The Bitcoin onboarding funnel
The protocol has spawned dozens of specialized apps. Primal operates as a Twitter-like feed. Tunestr lets musicians accept Bitcoin donations (called "zaps") over the Lightning Network during live performances. Wavlake and Divine serve music and video niches. The Zapstore, curated by developer Franzaps, hosts over 150 Nostr-native apps plus links to roughly 3,000 open-source applications from GitHub—Mullvad VPN, Brave browser, and others. According to Franzaps, Zapstore sees around 4,000 daily active users, with half installing or updating at least one app.
Bitcoin Magazine reports that Nostr has become a recruitment tool at meetups and conferences. Newcomers join Primal, post content, earn sats from tips, and "tumble down the Bitcoin rabbit hole." The frictionless tip-to-earn loop via Lightning creates a direct pipeline from social participation to self-custody.
The identity trap
Nostr's security model is also its weakness. There is no password reset. There is no account recovery. If your nsec leaks or your device is compromised, an attacker gains permanent control of your identity. The hacker can post as you, modify your profile, and you have no way to migrate to a new key. Your old identity and reputation vanish.
One mitigation has emerged: remote signers like Amber, built by developer Greenart7c3. These apps generate and store your nsec offline, then sign Nostr events remotely without exposing the key to every website you visit. Bitcoin Magazine reports Amber has seen "wide adoption," though exact numbers are not public.
But Amber is optional, not default. Most users still paste their nsec into web clients, or rely on browser extensions that hold the key in memory. The security burden is entirely on the user.

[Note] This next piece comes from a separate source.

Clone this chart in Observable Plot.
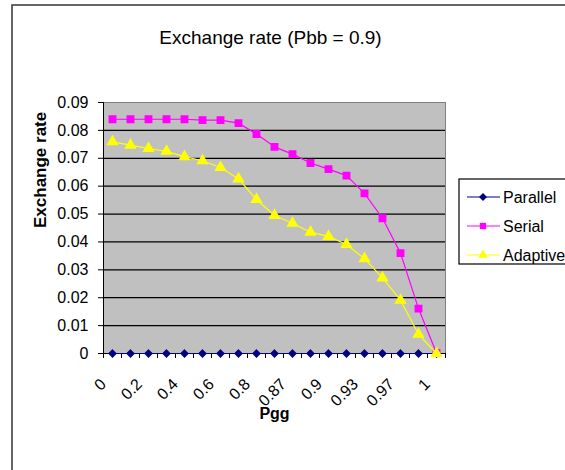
<!DOCTYPE html>
<html><head><meta charset="utf-8">
<script src="https://cdn.jsdelivr.net/npm/d3@7"></script>
<script src="https://cdn.jsdelivr.net/npm/@observablehq/plot@0.6"></script>
<style>body{margin:0;background:#fff;font-family:"Liberation Sans",Arial,sans-serif}</style>
</head><body><div id="chart"></div>
<script>
// Pgg categories (every other one is labelled on the axis)
const pgg = ["0","0.1","0.2","0.3","0.4","0.5","0.6","0.7","0.8","0.85","0.87","0.88","0.9","0.92","0.93","0.95","0.97","0.99","1"];
const parallel = [0,0,0,0,0,0,0,0,0,0,0,0,0,0,0,0,0,0,0];
const serial = [0.0840,0.0840,0.0840,0.0840,0.0840,0.0837,0.0837,0.0826,0.0787,0.0741,0.0715,0.0683,0.0661,0.0638,0.0574,0.0485,0.0360,0.0161,0.0002];
const adaptive = [0.0759,0.0747,0.0735,0.0725,0.0706,0.0691,0.0667,0.0626,0.0552,0.0495,0.0467,0.0435,0.0420,0.0391,0.0340,0.0271,0.0191,0.0069,0.0];
const seriesNames = ["Parallel","Serial","Adaptive"];
const seriesColors = ["#000080","#FF00FF","#FFFF00"];
const seriesSymbols = ["diamond2","square","triangle"];
const yTicks = [0,0.01,0.02,0.03,0.04,0.05,0.06,0.07,0.08,0.09];
const gridValues = [0.01,0.02,0.03,0.04,0.05,0.06,0.07,0.08];
const title = "Exchange rate (Pbb = 0.9)";
const xTitle = "Pgg";
const yTitle = "Exchange rate";

const valuesBySeries = [parallel, serial, adaptive];
const rows = [];
seriesNames.forEach((s, k) => valuesBySeries[k].forEach((v, i) => rows.push({i, pgg: pgg[i], series: s, value: v})));
const boundaries = d3.range(pgg.length + 1);
const labelPos = pgg.map((p, i) => i).filter(i => i % 2 === 0).map(i => i + 0.5);
const colorOf = Object.fromEntries(seriesNames.map((s, k) => [s, seriesColors[k]]));
const symOf = Object.fromEntries(seriesNames.map((s, k) => [s, seriesSymbols[k]]));

const marks = [
  Plot.frame({fill: "#c0c0c0", stroke: "#808080"}),
  Plot.ruleY(gridValues, {stroke: "black", strokeWidth: 1.2}),
  Plot.axisY({ticks: yTicks, tickSize: 5, tickPadding: 10, tickFormat: d => d === 0 ? "0" : d.toFixed(2), label: null, fontSize: 16, stroke: "black", strokeOpacity: 1}),
  Plot.axisX({ticks: boundaries, tickSize: 5, tickFormat: () => "", label: null, stroke: "black", strokeOpacity: 1}),
  Plot.text(labelPos, {x: d => d, text: d => pgg[Math.floor(d)], frameAnchor: "bottom", rotate: -45, textAnchor: "end", lineAnchor: "middle", dx: -9, dy: 28, fontSize: 16}),
  Plot.ruleX([0], {stroke: "black"}),
  Plot.ruleY([0], {stroke: "black"}),
];
seriesNames.forEach(s => {
  const d = rows.filter(r => r.series === s);
  marks.push(Plot.line(d, {x: r => r.i + 0.5, y: "value", stroke: colorOf[s], strokeWidth: 1.2}));
  marks.push(Plot.dot(d, {x: r => r.i + 0.5, y: "value", symbol: symOf[s], fill: colorOf[s], stroke: colorOf[s], r: s === "Parallel" ? 3 : 3.6}));
});
marks.push(
  Plot.text([title], {frameAnchor: "top", lineAnchor: "middle", dy: -65, dx: -4, fontSize: 19}),
  Plot.text([xTitle], {frameAnchor: "bottom", lineAnchor: "middle", dy: 60, fontSize: 16, fontWeight: "bold"}),
  Plot.text([yTitle], {frameAnchor: "left", rotate: -90, lineAnchor: "middle", dx: -63, fontSize: 17, fontWeight: "bold"})
);

const chart = Plot.plot({
  width: 565, height: 470,
  marginLeft: 103, marginRight: 120, marginTop: 102, marginBottom: 117,
  style: {fontFamily: "'Liberation Sans', Arial, sans-serif", fontSize: "16px", background: "white", color: "black"},
  x: {type: "linear", domain: [0, pgg.length]},
  y: {domain: [0, 0.09]},
  marks
});
document.getElementById("chart").append(chart);

// outer chart border and legend
const svg = d3.select(chart);
svg.append("rect").attr("x", 12).attr("y", 5).attr("width", 620).attr("height", 520)
  .attr("fill", "none").attr("stroke", "#404040").attr("stroke-width", 1.6);
const lg = svg.append("g");
lg.append("rect").attr("x", 459).attr("y", 179).attr("width", 130).attr("height", 85)
  .attr("fill", "white").attr("stroke", "black").attr("stroke-width", 1.2);
seriesNames.forEach((s, k) => {
  const y = 197 + k * 29;
  lg.append("line").attr("x1", 467).attr("x2", 500).attr("y1", y).attr("y2", y).attr("stroke", colorOf[s]).attr("stroke-width", 1.2);
  const sym = {diamond2: d3.symbolDiamond2, square: d3.symbolSquare, triangle: d3.symbolTriangle}[symOf[s]];
  lg.append("path").attr("d", d3.symbol(sym, 40)()).attr("transform", `translate(483,${y})`).attr("fill", colorOf[s]);
  lg.append("text").attr("x", 503).attr("y", y).attr("dy", "0.35em").attr("font-size", 16)
    .attr("text-anchor", "start").attr("fill", "black").text(s);
});
</script></body></html>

Nostr's model assumes constant cryptographic discipline from people who may be new to self-custody.
The web of trust trade-off
Zapstore verifies app authenticity using Nostr social proof rather than developer ID. If a developer like Zeus Wallet signs their apps with their Nostr key, and people you follow have interacted with them, you get probabilistic assurance the app is legitimate. This mirrors the traditional "web of trust" security model from PGP.
It is a clever solution to the gatekeeping problem—Apple and Google vet apps; Nostr lets communities vouch for them instead. But it requires you to know who to trust, and it scales more smoothly for small, tight-knit communities than for mainstream audiences shopping blindly.
Nostr is not just a social network. It is an information protocol that can move any data between any two endpoints. Apps can talk through relays without a central intermediary. That generality is powerful for privacy-conscious users and developers, but it also means Nostr is still niche, still beta, and still heavily weighted toward Bitcoin enthusiasts who understand key management.